Locate every line in the records below that holds the word "this" and return each one.
========================================================================
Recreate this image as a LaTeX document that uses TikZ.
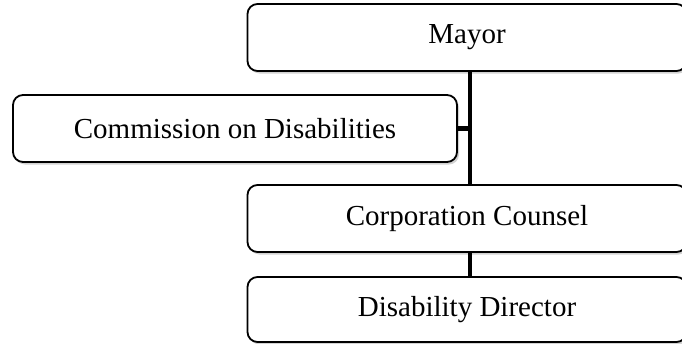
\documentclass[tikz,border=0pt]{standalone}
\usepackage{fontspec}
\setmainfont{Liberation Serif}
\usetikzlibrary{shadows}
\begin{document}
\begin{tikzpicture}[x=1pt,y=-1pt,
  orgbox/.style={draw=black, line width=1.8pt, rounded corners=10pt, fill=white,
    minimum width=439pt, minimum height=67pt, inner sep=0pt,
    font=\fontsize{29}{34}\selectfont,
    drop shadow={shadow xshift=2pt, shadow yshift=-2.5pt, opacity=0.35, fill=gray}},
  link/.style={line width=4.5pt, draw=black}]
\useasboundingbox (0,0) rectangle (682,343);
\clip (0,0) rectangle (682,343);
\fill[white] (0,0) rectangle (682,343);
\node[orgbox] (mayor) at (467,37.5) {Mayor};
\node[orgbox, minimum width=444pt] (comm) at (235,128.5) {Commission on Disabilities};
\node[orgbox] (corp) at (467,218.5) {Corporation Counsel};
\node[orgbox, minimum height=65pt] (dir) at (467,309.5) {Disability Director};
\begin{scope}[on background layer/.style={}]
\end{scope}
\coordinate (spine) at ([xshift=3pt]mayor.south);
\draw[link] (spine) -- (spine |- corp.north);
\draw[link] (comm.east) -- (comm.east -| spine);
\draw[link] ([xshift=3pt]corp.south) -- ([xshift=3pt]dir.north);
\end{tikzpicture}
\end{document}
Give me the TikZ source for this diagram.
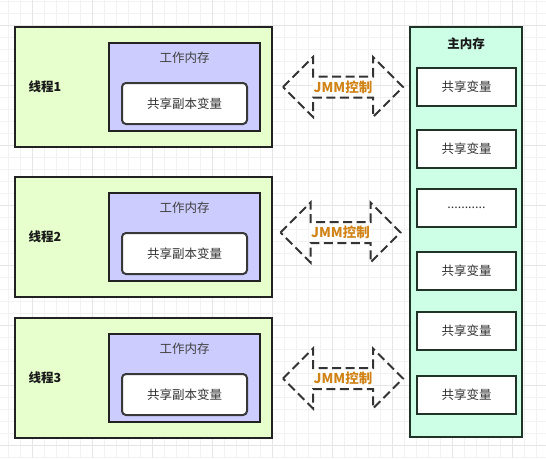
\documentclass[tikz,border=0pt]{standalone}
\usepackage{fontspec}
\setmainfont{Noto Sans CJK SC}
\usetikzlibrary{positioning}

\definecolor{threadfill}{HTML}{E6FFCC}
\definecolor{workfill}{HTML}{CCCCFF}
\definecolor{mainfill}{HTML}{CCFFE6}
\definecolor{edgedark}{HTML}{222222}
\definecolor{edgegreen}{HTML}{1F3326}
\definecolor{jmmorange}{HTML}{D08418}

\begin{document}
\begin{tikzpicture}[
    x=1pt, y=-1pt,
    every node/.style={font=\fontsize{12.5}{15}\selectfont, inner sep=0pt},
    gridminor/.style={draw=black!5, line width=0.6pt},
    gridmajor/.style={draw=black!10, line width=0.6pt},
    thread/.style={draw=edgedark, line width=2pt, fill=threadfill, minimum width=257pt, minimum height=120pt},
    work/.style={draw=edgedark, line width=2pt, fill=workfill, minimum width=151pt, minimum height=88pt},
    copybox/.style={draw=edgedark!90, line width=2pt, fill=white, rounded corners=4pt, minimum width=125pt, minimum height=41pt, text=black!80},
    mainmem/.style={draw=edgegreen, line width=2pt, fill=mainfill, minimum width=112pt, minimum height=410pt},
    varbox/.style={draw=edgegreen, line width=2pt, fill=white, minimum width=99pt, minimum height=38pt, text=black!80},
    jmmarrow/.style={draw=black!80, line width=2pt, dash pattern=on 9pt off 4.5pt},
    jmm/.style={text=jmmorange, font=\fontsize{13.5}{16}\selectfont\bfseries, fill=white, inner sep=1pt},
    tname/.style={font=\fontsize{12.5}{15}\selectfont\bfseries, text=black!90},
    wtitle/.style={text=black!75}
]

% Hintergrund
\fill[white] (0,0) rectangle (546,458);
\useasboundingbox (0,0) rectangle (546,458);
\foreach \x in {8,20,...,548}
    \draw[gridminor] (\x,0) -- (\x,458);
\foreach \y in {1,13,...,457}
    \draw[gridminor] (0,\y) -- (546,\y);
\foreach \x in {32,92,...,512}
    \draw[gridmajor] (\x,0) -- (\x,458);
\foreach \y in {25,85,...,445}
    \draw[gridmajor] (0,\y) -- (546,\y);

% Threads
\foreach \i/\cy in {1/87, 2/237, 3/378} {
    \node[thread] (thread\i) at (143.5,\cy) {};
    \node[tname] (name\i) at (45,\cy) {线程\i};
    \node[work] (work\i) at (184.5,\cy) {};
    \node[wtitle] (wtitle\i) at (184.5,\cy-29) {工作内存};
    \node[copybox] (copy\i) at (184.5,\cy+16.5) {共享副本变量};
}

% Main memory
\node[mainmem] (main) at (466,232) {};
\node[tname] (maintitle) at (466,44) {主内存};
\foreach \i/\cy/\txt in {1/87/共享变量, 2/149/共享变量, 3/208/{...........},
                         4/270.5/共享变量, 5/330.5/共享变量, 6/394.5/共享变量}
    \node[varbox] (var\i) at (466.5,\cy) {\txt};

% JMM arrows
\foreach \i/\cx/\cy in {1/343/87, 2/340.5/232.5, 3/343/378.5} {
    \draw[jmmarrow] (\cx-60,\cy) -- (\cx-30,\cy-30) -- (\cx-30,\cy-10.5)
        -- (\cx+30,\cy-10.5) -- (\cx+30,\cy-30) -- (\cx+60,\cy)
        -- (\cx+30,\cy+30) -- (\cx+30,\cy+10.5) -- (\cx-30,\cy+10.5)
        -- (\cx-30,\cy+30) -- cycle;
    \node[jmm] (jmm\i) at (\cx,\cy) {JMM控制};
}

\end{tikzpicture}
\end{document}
========================================================================
## The answer
Recreate this image as a LaTeX document that uses TikZ.
Give me the TikZ source for this diagram.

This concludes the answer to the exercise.